Copy out the whole listing exactly as written, leaving the pictures behind.

·····

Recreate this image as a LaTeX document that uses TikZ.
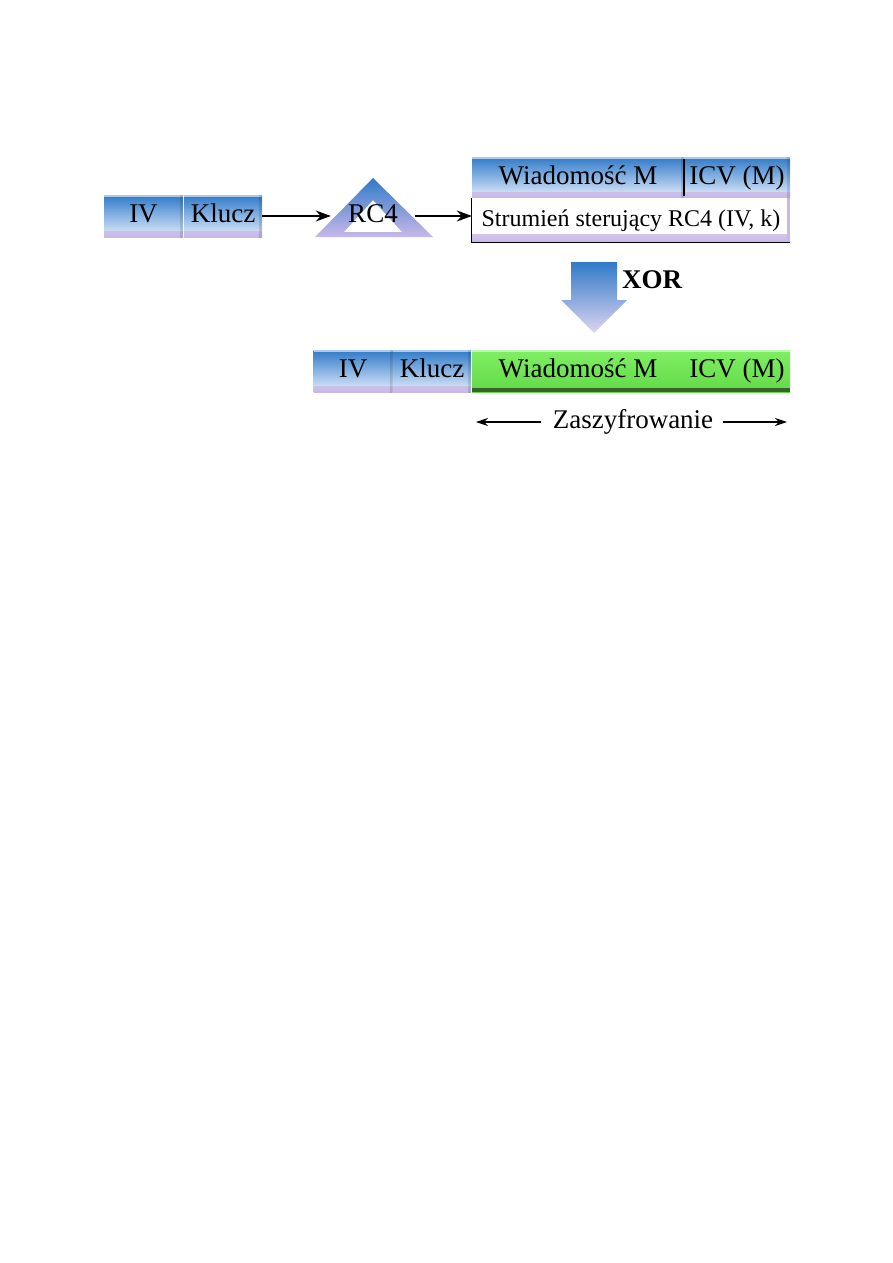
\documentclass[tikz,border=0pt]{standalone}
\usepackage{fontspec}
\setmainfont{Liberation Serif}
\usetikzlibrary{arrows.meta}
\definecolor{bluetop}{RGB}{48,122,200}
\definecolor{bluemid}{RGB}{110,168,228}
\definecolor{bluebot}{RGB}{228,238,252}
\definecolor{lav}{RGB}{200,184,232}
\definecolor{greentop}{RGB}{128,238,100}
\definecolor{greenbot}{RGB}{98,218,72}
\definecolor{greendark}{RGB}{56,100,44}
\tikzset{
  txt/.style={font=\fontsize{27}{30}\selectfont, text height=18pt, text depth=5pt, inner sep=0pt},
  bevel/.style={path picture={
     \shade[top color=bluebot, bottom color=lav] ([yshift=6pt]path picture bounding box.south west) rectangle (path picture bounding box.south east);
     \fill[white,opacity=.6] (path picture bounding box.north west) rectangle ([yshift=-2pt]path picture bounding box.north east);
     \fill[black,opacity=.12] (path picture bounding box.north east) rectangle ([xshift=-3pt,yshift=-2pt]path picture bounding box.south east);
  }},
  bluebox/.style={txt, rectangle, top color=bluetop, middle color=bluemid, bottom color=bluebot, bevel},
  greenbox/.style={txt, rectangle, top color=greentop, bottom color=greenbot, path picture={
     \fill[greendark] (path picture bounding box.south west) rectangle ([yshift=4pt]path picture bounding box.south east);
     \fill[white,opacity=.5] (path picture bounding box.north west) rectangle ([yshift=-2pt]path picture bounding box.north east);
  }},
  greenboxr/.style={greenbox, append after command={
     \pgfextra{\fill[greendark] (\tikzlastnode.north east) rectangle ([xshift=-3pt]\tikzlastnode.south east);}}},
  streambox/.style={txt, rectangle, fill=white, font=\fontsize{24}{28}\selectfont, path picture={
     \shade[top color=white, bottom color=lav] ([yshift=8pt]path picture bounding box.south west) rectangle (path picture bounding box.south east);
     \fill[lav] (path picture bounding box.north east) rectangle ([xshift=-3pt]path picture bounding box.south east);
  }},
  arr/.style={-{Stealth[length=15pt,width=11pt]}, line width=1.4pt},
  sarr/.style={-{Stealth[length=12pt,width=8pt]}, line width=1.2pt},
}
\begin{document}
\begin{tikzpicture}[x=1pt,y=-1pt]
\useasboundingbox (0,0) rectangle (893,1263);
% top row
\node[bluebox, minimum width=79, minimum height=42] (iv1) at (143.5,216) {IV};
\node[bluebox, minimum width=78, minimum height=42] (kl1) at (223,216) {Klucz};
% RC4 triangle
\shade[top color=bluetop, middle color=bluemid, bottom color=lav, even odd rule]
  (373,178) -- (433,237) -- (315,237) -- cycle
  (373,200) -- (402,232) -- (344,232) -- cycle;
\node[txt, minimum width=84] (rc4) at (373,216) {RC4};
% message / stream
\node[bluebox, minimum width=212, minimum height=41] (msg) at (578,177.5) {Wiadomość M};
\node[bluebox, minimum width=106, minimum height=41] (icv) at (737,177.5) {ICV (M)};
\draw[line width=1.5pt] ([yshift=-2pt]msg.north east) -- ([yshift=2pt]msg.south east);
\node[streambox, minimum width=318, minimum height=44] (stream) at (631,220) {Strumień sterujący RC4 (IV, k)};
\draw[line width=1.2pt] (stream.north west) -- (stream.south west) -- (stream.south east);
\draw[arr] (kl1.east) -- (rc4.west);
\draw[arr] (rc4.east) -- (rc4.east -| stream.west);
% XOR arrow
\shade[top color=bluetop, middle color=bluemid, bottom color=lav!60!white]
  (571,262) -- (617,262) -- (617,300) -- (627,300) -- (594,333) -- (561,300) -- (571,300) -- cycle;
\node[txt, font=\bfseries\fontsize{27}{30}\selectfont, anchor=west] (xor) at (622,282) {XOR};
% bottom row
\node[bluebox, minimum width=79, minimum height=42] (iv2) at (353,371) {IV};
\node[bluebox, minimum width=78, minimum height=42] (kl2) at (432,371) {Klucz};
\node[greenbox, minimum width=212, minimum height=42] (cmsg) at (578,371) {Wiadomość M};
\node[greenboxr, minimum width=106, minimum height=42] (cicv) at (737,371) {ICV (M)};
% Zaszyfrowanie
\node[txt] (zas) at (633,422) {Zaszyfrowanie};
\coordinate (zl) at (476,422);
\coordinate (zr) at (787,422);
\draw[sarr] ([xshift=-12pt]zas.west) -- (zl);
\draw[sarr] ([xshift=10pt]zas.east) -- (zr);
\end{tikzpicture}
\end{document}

·····

» Correct output:
Recreate this image as a LaTeX document that uses TikZ.
\documentclass[tikz,border=0pt]{standalone}
\usepackage{fontspec}
\setmainfont{Liberation Serif}
\usetikzlibrary{arrows.meta}
\definecolor{bluetop}{RGB}{48,122,200}
\definecolor{bluemid}{RGB}{110,168,228}
\definecolor{bluebot}{RGB}{228,238,252}
\definecolor{lav}{RGB}{200,184,232}
\definecolor{greentop}{RGB}{128,238,100}
\definecolor{greenbot}{RGB}{98,218,72}
\definecolor{greendark}{RGB}{56,100,44}
\tikzset{
  txt/.style={font=\fontsize{27}{30}\selectfont, text height=18pt, text depth=5pt, inner sep=0pt},
  bevel/.style={path picture={
     \shade[top color=bluebot, bottom color=lav] ([yshift=6pt]path picture bounding box.south west) rectangle (path picture bounding box.south east);
     \fill[white,opacity=.6] (path picture bounding box.north west) rectangle ([yshift=-2pt]path picture bounding box.north east);
     \fill[black,opacity=.12] (path picture bounding box.north east) rectangle ([xshift=-3pt,yshift=-2pt]path picture bounding box.south east);
  }},
  bluebox/.style={txt, rectangle, top color=bluetop, middle color=bluemid, bottom color=bluebot, bevel},
  greenbox/.style={txt, rectangle, top color=greentop, bottom color=greenbot, path picture={
     \fill[greendark] (path picture bounding box.south west) rectangle ([yshift=4pt]path picture bounding box.south east);
     \fill[white,opacity=.5] (path picture bounding box.north west) rectangle ([yshift=-2pt]path picture bounding box.north east);
  }},
  greenboxr/.style={greenbox, append after command={
     \pgfextra{\fill[greendark] (\tikzlastnode.north east) rectangle ([xshift=-3pt]\tikzlastnode.south east);}}},
  streambox/.style={txt, rectangle, fill=white, font=\fontsize{24}{28}\selectfont, path picture={
     \shade[top color=white, bottom color=lav] ([yshift=8pt]path picture bounding box.south west) rectangle (path picture bounding box.south east);
     \fill[lav] (path picture bounding box.north east) rectangle ([xshift=-3pt]path picture bounding box.south east);
  }},
  arr/.style={-{Stealth[length=15pt,width=11pt]}, line width=1.4pt},
  sarr/.style={-{Stealth[length=12pt,width=8pt]}, line width=1.2pt},
}
\begin{document}
\begin{tikzpicture}[x=1pt,y=-1pt]
\useasboundingbox (0,0) rectangle (893,1263);
% top row
\node[bluebox, minimum width=79, minimum height=42] (iv1) at (143.5,216) {IV};
\node[bluebox, minimum width=78, minimum height=42] (kl1) at (223,216) {Klucz};
% RC4 triangle
\shade[top color=bluetop, middle color=bluemid, bottom color=lav, even odd rule]
  (373,178) -- (433,237) -- (315,237) -- cycle
  (373,200) -- (402,232) -- (344,232) -- cycle;
\node[txt, minimum width=84] (rc4) at (373,216) {RC4};
% message / stream
\node[bluebox, minimum width=212, minimum height=41] (msg) at (578,177.5) {Wiadomość M};
\node[bluebox, minimum width=106, minimum height=41] (icv) at (737,177.5) {ICV (M)};
\draw[line width=1.5pt] ([yshift=-2pt]msg.north east) -- ([yshift=2pt]msg.south east);
\node[streambox, minimum width=318, minimum height=44] (stream) at (631,220) {Strumień sterujący RC4 (IV, k)};
\draw[line width=1.2pt] (stream.north west) -- (stream.south west) -- (stream.south east);
\draw[arr] (kl1.east) -- (rc4.west);
\draw[arr] (rc4.east) -- (rc4.east -| stream.west);
% XOR arrow
\shade[top color=bluetop, middle color=bluemid, bottom color=lav!60!white]
  (571,262) -- (617,262) -- (617,300) -- (627,300) -- (594,333) -- (561,300) -- (571,300) -- cycle;
\node[txt, font=\bfseries\fontsize{27}{30}\selectfont, anchor=west] (xor) at (622,282) {XOR};
% bottom row
\node[bluebox, minimum width=79, minimum height=42] (iv2) at (353,371) {IV};
\node[bluebox, minimum width=78, minimum height=42] (kl2) at (432,371) {Klucz};
\node[greenbox, minimum width=212, minimum height=42] (cmsg) at (578,371) {Wiadomość M};
\node[greenboxr, minimum width=106, minimum height=42] (cicv) at (737,371) {ICV (M)};
% Zaszyfrowanie
\node[txt] (zas) at (633,422) {Zaszyfrowanie};
\coordinate (zl) at (476,422);
\coordinate (zr) at (787,422);
\draw[sarr] ([xshift=-12pt]zas.west) -- (zl);
\draw[sarr] ([xshift=10pt]zas.east) -- (zr);
\end{tikzpicture}
\end{document}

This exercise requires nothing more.